Exercise objective - From the first line of the data below, copy each line up to the one containing "0.611, 0.622, 0.604, 0.609, 0.599, 0.561, 0.541, 0.530, 0.523]", and include that line too.

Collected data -
(begin)

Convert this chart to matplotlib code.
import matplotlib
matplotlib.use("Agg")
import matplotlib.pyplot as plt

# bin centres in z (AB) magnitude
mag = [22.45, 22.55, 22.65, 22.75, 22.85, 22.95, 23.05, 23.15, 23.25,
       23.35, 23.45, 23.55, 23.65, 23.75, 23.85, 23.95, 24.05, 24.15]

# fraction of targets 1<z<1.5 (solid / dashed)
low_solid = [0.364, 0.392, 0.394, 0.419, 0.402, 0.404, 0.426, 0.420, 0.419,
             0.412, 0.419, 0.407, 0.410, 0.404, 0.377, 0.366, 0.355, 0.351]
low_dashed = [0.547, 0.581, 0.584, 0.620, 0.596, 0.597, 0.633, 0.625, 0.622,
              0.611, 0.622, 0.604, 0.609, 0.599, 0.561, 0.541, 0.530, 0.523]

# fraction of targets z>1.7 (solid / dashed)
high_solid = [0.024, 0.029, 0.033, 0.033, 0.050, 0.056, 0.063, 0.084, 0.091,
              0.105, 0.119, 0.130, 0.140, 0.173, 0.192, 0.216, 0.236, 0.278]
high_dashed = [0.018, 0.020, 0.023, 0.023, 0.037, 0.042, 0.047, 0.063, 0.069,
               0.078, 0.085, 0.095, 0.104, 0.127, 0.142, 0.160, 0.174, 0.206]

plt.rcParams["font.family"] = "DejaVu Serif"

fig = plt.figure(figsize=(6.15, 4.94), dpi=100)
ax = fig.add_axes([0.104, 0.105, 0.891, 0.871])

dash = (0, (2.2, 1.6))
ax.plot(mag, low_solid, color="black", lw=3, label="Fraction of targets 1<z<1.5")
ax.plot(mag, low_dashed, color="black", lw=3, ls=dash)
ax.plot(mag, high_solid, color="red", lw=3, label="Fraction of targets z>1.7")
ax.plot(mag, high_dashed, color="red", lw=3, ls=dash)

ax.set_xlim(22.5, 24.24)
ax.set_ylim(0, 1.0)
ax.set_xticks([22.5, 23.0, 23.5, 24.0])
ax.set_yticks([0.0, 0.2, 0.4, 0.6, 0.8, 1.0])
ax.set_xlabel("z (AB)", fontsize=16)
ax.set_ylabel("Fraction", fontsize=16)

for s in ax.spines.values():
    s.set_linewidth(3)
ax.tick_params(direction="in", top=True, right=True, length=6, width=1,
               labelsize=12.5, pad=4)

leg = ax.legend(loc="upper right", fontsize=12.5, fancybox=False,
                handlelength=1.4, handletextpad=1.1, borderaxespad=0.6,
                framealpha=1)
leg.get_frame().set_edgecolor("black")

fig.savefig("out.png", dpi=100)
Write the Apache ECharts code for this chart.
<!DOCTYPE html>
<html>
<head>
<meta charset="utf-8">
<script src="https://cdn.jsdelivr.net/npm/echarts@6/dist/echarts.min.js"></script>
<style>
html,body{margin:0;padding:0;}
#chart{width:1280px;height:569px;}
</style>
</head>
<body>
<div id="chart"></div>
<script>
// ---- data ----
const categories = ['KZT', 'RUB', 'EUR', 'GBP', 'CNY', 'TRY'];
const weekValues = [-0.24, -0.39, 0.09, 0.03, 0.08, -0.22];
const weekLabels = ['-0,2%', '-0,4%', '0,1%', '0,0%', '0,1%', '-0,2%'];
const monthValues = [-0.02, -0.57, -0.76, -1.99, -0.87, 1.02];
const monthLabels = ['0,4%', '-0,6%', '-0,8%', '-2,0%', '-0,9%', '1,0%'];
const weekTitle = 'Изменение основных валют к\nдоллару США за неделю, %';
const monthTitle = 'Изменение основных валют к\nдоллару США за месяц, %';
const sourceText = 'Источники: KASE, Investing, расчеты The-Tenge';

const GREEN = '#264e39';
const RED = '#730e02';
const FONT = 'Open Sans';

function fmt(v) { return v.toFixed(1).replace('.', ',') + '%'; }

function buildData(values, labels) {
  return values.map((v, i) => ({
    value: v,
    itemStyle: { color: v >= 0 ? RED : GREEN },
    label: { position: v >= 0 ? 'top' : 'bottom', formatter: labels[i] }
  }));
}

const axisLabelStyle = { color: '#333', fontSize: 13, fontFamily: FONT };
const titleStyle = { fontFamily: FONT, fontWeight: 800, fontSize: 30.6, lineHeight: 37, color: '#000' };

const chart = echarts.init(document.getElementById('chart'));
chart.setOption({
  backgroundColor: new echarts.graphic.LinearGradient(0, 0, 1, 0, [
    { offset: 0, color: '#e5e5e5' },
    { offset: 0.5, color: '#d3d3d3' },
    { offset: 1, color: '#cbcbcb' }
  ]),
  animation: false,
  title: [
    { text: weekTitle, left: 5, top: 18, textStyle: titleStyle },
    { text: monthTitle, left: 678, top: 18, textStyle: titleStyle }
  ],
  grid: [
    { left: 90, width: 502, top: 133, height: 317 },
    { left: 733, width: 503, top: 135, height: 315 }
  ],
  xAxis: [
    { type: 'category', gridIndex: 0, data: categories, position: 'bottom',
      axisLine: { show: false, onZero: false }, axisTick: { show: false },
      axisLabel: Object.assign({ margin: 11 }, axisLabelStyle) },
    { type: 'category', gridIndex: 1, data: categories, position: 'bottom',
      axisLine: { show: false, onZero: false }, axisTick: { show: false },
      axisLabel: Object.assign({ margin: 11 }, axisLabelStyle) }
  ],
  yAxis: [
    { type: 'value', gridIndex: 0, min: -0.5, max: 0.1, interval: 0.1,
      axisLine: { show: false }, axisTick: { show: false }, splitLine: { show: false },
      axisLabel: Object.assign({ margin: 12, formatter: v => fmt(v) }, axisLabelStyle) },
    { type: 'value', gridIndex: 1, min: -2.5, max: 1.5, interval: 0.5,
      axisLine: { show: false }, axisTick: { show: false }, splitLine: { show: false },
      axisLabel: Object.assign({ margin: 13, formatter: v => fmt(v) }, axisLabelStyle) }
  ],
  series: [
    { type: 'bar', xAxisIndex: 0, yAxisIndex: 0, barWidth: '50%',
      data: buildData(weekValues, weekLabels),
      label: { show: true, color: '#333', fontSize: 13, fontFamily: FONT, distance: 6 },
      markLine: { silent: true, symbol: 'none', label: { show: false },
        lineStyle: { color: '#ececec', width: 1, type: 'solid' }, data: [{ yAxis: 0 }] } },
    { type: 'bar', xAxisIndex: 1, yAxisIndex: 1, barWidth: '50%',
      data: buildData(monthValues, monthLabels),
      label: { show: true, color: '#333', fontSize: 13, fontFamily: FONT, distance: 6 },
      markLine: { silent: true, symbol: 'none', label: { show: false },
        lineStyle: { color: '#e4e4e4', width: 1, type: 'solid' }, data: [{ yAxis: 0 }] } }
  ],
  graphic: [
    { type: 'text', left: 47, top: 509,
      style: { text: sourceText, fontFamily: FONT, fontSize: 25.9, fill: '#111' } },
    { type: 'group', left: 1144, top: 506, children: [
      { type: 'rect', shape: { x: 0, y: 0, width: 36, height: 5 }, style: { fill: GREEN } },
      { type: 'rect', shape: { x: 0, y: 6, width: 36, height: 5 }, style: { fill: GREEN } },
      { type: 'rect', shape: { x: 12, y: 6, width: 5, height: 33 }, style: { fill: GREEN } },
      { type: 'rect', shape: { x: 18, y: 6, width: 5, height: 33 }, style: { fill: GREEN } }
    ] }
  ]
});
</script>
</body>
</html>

(end)

Solution below -
Convert this chart to matplotlib code.
import matplotlib
matplotlib.use("Agg")
import matplotlib.pyplot as plt

# bin centres in z (AB) magnitude
mag = [22.45, 22.55, 22.65, 22.75, 22.85, 22.95, 23.05, 23.15, 23.25,
       23.35, 23.45, 23.55, 23.65, 23.75, 23.85, 23.95, 24.05, 24.15]

# fraction of targets 1<z<1.5 (solid / dashed)
low_solid = [0.364, 0.392, 0.394, 0.419, 0.402, 0.404, 0.426, 0.420, 0.419,
             0.412, 0.419, 0.407, 0.410, 0.404, 0.377, 0.366, 0.355, 0.351]
low_dashed = [0.547, 0.581, 0.584, 0.620, 0.596, 0.597, 0.633, 0.625, 0.622,
              0.611, 0.622, 0.604, 0.609, 0.599, 0.561, 0.541, 0.530, 0.523]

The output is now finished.